TASK PROMPT: Set down word for word the lines running from the line with "Generate a web" to the line with "const W = 1184, bodyTop = 79, bodyBot = 468;", ends included. Skip every picture.

MATERIAL:
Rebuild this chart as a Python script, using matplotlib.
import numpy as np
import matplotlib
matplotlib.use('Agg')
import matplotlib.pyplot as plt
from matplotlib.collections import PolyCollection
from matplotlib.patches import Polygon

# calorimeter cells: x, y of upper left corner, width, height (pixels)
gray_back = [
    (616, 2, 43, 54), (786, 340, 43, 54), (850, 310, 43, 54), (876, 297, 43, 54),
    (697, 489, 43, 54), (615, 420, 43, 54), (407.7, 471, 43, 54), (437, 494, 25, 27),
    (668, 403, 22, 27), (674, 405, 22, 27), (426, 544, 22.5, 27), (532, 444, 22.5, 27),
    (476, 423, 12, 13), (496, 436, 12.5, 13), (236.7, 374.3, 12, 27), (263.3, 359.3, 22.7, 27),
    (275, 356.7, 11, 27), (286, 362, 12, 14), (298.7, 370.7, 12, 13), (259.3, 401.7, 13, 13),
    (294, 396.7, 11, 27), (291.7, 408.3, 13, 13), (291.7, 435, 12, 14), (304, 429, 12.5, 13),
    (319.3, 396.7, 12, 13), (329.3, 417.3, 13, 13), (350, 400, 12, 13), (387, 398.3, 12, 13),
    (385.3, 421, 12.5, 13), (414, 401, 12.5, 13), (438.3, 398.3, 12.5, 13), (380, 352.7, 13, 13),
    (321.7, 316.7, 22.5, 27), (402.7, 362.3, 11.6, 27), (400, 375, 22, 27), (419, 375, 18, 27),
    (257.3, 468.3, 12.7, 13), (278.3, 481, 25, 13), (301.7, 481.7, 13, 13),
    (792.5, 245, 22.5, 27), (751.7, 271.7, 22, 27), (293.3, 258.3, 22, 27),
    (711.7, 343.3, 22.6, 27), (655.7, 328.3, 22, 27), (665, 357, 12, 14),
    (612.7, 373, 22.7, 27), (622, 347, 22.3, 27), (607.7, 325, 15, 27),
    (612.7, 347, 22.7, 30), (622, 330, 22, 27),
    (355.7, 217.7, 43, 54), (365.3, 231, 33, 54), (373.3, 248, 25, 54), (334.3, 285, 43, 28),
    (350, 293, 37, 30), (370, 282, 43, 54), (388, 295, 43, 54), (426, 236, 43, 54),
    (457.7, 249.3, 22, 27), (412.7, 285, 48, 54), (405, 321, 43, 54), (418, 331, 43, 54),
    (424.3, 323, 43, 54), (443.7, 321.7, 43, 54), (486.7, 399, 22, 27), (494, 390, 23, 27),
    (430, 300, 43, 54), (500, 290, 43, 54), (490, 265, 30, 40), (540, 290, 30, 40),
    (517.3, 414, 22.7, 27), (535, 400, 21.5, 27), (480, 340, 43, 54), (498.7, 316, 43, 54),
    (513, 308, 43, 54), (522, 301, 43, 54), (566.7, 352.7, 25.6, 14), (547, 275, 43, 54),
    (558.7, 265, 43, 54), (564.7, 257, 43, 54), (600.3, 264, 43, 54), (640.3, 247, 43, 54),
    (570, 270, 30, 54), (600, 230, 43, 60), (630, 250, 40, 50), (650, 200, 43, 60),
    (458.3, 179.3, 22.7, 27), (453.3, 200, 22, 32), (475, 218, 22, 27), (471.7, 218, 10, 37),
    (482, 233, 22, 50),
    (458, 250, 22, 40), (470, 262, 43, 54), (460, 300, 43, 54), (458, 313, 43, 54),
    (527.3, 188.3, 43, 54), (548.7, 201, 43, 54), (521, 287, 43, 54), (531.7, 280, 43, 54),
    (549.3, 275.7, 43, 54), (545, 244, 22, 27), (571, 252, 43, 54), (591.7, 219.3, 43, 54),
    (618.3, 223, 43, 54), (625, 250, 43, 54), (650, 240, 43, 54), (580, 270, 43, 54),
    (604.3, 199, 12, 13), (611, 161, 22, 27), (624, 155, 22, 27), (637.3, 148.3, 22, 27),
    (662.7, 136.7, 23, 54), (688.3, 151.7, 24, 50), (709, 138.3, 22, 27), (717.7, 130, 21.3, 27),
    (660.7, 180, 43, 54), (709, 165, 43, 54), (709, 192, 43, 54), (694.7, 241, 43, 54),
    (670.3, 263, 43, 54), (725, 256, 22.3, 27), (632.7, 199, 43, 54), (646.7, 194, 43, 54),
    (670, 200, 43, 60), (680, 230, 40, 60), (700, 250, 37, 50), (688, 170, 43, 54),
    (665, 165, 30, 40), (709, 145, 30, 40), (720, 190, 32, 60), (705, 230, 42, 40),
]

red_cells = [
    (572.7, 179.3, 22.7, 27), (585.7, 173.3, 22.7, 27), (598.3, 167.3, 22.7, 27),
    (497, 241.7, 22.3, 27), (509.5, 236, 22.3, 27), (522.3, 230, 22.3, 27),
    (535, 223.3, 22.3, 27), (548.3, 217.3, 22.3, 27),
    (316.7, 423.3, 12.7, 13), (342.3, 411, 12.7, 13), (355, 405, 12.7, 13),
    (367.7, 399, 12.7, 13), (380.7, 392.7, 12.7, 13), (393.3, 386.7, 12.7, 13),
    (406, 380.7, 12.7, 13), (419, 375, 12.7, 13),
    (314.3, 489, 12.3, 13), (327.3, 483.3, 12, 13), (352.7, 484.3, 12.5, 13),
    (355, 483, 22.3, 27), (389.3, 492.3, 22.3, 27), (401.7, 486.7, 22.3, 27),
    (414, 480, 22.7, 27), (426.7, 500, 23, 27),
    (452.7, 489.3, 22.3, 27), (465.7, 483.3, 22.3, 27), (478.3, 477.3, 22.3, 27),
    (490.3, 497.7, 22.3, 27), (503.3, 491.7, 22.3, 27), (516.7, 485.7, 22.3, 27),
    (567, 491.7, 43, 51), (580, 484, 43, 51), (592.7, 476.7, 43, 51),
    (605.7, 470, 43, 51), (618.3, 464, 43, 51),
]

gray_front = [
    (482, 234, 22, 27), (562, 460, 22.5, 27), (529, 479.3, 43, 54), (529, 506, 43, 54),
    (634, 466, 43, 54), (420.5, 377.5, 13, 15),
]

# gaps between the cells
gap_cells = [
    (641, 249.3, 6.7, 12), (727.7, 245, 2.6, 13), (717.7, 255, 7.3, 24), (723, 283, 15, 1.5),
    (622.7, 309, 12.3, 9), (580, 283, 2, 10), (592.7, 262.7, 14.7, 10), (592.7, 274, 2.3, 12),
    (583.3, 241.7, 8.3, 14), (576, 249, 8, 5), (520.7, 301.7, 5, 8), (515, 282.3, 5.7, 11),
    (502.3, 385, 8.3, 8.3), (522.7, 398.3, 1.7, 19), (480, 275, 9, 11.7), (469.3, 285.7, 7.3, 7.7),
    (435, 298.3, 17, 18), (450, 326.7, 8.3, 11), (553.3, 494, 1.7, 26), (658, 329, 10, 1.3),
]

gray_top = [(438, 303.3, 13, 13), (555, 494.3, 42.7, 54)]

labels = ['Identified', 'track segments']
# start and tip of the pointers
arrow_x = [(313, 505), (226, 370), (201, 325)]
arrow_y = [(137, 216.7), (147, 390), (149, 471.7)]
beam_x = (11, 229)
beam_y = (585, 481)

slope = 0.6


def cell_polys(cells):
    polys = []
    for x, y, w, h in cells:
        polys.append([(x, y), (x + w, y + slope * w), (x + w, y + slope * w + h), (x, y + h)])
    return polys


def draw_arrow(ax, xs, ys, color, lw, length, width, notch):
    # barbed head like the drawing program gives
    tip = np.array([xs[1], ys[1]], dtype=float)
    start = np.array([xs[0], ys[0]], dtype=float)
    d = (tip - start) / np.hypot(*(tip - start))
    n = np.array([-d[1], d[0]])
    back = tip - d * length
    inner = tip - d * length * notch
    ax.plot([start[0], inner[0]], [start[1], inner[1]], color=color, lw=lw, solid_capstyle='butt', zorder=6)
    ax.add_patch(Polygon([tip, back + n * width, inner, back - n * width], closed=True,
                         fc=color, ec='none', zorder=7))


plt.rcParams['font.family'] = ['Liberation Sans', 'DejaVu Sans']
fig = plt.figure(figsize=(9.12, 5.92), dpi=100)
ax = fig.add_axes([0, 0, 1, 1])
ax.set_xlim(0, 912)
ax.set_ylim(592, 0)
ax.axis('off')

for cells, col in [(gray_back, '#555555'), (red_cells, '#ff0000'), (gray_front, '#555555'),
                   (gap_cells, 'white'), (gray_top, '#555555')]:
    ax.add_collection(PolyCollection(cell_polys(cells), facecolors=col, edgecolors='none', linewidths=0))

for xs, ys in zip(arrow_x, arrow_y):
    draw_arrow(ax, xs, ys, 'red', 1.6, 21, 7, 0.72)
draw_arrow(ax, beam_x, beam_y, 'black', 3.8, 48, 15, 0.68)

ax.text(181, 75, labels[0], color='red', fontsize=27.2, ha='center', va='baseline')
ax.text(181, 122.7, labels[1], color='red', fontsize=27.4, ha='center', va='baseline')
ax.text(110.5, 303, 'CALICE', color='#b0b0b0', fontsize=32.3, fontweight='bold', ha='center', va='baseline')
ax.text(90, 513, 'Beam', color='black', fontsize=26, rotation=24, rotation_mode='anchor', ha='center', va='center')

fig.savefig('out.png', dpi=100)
==
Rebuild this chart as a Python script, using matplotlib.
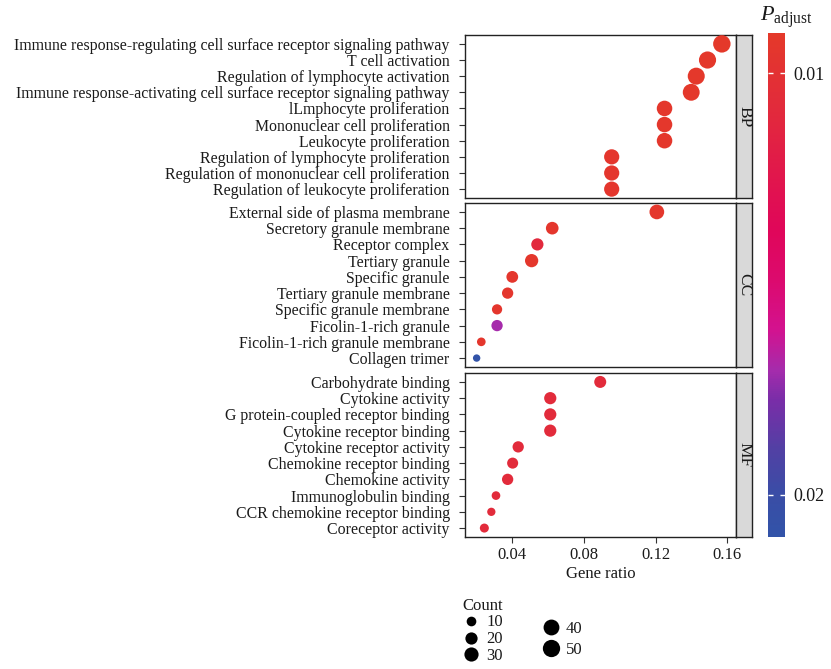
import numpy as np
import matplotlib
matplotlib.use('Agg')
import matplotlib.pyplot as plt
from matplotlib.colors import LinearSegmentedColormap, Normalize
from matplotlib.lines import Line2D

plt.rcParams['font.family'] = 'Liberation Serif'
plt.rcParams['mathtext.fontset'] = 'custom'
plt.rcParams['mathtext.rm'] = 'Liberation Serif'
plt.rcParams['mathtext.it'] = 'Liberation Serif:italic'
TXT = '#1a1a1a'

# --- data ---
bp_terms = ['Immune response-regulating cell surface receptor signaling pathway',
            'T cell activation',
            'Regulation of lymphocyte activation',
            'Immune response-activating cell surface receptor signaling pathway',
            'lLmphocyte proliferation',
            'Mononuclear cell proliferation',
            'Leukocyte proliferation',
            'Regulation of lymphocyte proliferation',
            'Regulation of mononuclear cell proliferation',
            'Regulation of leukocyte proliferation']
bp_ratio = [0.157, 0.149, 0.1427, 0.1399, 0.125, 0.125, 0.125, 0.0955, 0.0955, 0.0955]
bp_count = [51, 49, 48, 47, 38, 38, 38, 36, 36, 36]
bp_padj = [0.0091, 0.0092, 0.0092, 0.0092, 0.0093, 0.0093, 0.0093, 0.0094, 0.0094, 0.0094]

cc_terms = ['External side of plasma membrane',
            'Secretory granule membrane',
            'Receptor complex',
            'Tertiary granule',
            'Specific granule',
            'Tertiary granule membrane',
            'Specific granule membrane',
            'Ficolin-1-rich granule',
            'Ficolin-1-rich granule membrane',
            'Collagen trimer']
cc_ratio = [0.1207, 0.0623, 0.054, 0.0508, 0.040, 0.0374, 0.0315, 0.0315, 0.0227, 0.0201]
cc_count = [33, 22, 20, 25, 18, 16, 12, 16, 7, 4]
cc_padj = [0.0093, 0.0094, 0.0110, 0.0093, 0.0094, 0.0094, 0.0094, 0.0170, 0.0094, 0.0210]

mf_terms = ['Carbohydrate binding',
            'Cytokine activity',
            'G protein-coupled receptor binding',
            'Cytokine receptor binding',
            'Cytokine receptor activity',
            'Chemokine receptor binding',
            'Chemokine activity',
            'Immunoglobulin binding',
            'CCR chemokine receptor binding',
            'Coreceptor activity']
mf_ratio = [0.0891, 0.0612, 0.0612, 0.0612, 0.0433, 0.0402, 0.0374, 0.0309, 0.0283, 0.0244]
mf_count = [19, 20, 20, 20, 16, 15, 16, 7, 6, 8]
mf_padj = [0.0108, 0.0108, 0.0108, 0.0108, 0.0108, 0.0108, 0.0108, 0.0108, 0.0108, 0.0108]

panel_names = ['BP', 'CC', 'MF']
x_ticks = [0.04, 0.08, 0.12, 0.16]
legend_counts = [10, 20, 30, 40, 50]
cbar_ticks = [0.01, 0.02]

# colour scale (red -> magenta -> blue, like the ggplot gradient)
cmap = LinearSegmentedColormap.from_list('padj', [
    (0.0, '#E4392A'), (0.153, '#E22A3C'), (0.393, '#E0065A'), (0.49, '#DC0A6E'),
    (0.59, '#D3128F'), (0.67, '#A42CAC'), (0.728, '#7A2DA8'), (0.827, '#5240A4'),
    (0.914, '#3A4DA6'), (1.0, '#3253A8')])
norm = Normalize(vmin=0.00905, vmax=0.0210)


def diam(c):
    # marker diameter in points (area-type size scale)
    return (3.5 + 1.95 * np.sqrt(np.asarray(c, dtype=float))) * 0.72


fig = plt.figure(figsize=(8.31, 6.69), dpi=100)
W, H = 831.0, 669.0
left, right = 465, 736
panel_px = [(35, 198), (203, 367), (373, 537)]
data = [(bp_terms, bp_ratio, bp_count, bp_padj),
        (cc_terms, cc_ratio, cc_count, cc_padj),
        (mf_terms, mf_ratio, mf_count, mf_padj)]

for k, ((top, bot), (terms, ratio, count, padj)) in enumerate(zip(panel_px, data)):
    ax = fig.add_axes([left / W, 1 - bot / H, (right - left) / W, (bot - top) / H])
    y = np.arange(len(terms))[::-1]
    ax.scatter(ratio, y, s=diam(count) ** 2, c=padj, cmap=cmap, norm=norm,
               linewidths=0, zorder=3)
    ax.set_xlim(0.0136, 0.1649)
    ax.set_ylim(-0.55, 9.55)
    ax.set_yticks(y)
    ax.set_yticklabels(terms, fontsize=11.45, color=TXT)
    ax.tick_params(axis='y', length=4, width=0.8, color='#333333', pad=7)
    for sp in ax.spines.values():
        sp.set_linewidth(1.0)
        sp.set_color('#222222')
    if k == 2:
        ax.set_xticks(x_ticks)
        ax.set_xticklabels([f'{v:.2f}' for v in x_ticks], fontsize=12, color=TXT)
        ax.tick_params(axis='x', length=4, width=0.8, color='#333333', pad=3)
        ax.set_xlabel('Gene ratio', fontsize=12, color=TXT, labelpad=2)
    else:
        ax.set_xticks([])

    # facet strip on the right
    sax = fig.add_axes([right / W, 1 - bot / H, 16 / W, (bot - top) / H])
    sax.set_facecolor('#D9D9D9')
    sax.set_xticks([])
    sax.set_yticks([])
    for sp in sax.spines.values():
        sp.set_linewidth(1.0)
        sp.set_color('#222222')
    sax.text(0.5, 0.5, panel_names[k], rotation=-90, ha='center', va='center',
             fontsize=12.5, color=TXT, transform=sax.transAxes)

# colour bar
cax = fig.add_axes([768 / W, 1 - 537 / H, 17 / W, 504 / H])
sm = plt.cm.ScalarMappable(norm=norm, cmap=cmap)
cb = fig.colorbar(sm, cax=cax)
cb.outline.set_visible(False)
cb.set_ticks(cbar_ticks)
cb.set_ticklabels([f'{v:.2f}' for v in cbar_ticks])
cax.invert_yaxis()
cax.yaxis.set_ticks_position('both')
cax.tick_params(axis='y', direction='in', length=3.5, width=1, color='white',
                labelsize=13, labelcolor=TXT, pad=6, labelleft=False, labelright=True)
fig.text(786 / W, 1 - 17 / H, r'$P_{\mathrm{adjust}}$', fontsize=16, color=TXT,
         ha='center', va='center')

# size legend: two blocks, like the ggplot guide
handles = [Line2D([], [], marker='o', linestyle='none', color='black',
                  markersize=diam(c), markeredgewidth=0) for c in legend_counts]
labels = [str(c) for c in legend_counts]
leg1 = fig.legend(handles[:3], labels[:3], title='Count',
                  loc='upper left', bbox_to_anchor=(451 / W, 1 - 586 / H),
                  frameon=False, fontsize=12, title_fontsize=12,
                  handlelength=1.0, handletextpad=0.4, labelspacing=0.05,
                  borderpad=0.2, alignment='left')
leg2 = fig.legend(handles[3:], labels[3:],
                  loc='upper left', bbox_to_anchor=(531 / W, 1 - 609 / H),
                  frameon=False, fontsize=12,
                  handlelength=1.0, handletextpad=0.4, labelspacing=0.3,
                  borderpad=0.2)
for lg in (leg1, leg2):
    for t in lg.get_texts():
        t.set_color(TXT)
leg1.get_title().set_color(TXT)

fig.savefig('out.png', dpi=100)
* * *
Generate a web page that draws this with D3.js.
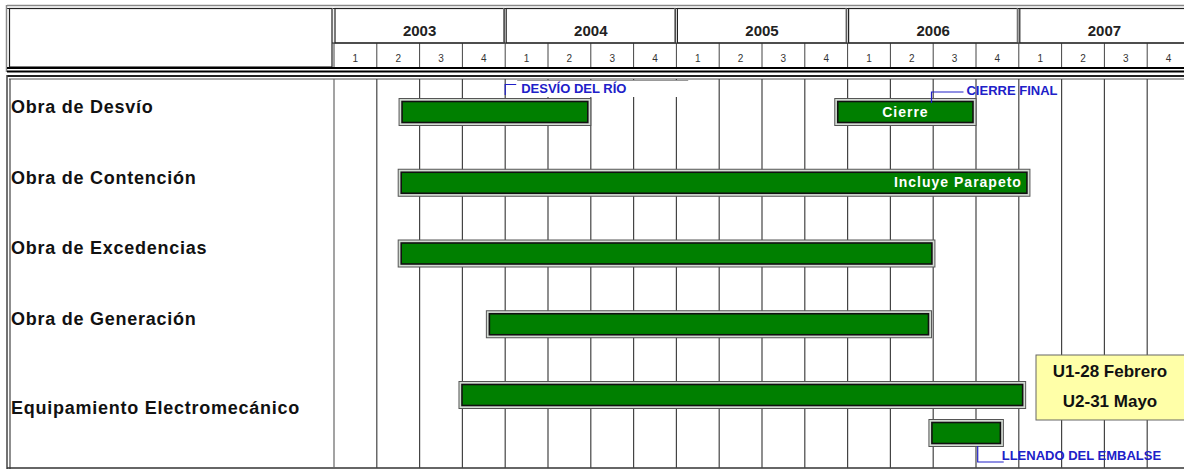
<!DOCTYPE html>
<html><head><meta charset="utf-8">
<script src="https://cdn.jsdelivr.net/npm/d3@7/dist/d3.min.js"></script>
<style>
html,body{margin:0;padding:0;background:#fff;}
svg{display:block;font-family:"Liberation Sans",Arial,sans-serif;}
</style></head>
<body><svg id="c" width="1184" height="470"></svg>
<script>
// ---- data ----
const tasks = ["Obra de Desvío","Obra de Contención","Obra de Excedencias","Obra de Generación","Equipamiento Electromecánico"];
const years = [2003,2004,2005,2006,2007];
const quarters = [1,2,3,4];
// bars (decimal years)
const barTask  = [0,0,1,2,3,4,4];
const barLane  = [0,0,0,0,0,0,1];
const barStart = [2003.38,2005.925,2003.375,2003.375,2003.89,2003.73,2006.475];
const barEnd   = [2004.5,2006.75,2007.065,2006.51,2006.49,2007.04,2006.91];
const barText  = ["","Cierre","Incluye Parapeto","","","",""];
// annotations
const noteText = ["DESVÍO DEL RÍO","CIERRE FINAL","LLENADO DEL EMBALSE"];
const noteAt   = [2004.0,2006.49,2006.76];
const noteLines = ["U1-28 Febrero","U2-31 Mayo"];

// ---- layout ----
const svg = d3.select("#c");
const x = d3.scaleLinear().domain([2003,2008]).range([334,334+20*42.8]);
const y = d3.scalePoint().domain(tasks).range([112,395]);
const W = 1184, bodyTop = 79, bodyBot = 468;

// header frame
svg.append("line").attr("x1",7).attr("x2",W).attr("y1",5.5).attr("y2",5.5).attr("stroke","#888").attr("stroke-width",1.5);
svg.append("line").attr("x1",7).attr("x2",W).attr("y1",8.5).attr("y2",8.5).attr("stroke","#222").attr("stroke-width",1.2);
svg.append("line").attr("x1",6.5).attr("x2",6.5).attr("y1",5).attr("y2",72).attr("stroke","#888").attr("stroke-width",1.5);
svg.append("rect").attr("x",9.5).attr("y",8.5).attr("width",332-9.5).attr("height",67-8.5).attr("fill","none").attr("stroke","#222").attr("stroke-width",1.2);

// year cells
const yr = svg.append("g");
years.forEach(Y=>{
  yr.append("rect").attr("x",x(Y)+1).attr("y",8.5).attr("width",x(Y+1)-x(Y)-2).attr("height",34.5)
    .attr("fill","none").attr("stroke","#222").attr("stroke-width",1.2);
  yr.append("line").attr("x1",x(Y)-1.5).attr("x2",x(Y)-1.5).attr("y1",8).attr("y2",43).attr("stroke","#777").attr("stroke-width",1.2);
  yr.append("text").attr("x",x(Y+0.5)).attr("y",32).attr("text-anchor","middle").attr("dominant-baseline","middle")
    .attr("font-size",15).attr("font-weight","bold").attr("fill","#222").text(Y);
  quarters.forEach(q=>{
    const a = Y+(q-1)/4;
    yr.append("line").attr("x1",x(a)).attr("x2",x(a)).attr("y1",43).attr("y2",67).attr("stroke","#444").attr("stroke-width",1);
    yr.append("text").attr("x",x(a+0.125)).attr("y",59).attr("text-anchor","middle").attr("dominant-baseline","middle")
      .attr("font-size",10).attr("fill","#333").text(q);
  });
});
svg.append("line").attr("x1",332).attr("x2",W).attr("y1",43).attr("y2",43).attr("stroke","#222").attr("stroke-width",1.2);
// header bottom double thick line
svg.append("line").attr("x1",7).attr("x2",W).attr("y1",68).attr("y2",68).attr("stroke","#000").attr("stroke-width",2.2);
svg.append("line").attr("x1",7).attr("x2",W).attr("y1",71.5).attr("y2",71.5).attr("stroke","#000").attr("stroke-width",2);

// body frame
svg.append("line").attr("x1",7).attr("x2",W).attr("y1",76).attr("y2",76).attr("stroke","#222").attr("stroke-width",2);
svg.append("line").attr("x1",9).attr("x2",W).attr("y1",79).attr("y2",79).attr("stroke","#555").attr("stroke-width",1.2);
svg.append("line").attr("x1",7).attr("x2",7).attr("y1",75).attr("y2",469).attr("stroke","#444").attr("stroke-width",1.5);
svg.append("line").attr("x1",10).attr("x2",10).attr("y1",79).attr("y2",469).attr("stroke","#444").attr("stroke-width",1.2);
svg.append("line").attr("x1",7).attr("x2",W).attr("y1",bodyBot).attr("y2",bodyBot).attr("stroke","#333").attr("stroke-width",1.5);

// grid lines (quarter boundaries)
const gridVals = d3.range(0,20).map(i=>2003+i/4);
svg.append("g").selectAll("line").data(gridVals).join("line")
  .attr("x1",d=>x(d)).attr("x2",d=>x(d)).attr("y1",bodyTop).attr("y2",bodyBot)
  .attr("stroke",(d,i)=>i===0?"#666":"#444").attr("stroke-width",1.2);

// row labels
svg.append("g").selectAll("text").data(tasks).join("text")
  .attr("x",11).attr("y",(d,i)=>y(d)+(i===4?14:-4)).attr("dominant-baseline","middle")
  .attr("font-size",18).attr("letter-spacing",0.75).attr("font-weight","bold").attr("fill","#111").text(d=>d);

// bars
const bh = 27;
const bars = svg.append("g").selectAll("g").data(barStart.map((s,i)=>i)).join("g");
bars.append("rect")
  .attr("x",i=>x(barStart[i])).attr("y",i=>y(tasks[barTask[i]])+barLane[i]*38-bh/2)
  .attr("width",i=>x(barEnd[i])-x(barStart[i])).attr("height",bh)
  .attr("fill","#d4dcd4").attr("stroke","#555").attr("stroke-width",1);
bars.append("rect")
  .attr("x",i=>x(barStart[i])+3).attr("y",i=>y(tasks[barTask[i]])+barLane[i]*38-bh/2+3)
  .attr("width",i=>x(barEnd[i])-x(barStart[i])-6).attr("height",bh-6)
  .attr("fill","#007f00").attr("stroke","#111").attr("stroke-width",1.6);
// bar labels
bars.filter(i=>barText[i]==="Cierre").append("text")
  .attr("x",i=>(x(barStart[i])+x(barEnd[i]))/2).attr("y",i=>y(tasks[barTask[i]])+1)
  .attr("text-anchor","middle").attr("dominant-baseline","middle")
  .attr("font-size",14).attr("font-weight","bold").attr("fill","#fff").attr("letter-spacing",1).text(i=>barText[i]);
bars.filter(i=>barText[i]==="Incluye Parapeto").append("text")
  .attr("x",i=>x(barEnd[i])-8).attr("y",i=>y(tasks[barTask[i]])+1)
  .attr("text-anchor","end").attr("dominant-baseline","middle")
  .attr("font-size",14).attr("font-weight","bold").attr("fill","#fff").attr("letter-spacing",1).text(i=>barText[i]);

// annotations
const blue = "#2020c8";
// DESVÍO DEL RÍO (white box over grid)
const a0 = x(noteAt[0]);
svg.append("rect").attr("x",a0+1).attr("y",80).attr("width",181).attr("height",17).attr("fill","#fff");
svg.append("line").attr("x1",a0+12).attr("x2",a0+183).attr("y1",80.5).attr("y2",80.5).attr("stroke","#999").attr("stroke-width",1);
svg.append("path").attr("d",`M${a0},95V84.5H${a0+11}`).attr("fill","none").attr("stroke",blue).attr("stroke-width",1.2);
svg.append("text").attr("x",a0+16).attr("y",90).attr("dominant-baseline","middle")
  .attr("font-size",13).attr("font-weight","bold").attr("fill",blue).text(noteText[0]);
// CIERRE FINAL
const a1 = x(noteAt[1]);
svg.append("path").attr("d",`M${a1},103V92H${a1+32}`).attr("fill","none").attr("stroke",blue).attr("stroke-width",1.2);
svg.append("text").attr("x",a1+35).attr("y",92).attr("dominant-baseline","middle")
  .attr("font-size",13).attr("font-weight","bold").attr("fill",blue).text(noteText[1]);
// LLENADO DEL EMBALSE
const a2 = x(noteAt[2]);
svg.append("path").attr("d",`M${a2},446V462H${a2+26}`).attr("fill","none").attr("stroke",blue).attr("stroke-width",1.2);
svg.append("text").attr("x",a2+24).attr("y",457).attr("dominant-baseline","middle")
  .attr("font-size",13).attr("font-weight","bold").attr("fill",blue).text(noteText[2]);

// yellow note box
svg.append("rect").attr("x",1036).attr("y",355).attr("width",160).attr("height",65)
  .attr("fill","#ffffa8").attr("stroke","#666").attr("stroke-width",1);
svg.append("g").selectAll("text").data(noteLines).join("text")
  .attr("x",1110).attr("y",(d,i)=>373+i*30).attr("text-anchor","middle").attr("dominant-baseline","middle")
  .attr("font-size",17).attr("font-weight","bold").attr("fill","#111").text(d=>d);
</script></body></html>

SOLUTION FOR THIS TASK:
Generate a web page that draws this with D3.js.
<!DOCTYPE html>
<html><head><meta charset="utf-8">
<script src="https://cdn.jsdelivr.net/npm/d3@7/dist/d3.min.js"></script>
<style>
html,body{margin:0;padding:0;background:#fff;}
svg{display:block;font-family:"Liberation Sans",Arial,sans-serif;}
</style></head>
<body><svg id="c" width="1184" height="470"></svg>
<script>
// ---- data ----
const tasks = ["Obra de Desvío","Obra de Contención","Obra de Excedencias","Obra de Generación","Equipamiento Electromecánico"];
const years = [2003,2004,2005,2006,2007];
const quarters = [1,2,3,4];
// bars (decimal years)
const barTask  = [0,0,1,2,3,4,4];
const barLane  = [0,0,0,0,0,0,1];
const barStart = [2003.38,2005.925,2003.375,2003.375,2003.89,2003.73,2006.475];
const barEnd   = [2004.5,2006.75,2007.065,2006.51,2006.49,2007.04,2006.91];
const barText  = ["","Cierre","Incluye Parapeto","","","",""];
// annotations
const noteText = ["DESVÍO DEL RÍO","CIERRE FINAL","LLENADO DEL EMBALSE"];
const noteAt   = [2004.0,2006.49,2006.76];
const noteLines = ["U1-28 Febrero","U2-31 Mayo"];

// ---- layout ----
const svg = d3.select("#c");
const x = d3.scaleLinear().domain([2003,2008]).range([334,334+20*42.8]);
const y = d3.scalePoint().domain(tasks).range([112,395]);
const W = 1184, bodyTop = 79, bodyBot = 468;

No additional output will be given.